Simon Scroope
- Country (sports): Ireland
- Born: 10 January 1876 Gort, County Galway, Ireland
- Died: 20 December 1958 (aged 82) Sandymount, Dublin, Ireland

Doubles
- Career record: 1–2 (Davis Cup)
- Davis Cup: QF (1923 Europe Zone)

= Simon Scroope =

Irish tennis player (1876–1958)

Simon Frederick Scroope (10 January 1876 – 20 December 1958) was an Irish tennis player.

Born in Gort, County Galway, Scroope was one of 11 children of Henry Scroope, a bank manager from Yorkshire, and Catherine Hackett, the daughter of judge William Hackett. He grew up in Ballina and attended Stonyhurst College.

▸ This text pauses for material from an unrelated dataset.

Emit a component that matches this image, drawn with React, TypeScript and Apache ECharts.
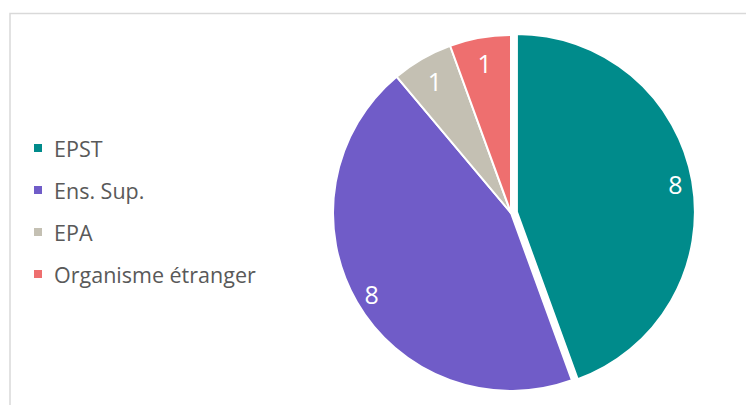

Scroope was described by the Evening Herald as a player whose game was marked by his "finesse and placing power". He twice won the County Dublin singles title and was a singles runner–up at the Irish Championships. Representing Ireland in the Davis Cup, Scroope participated in their 1923 win over India, then in 1925 partnered with his brother Charles in a doubles tie against Austria in Vienna, for which he was team captain. The tie against Austria was played in front of a hostile home crowd and Scroope was said to have come close to abandoning the fixture over what he perceived as one–sided officiating. He later served as a Davis Cup referee.

A banker by profession, Scroope spent his entire working life with the National Bank of Ireland, serving as manager of branches in Dun Laoghaire and Rathmines, before retiring in 1940 as co–manager of the branch in College Green, Dublin.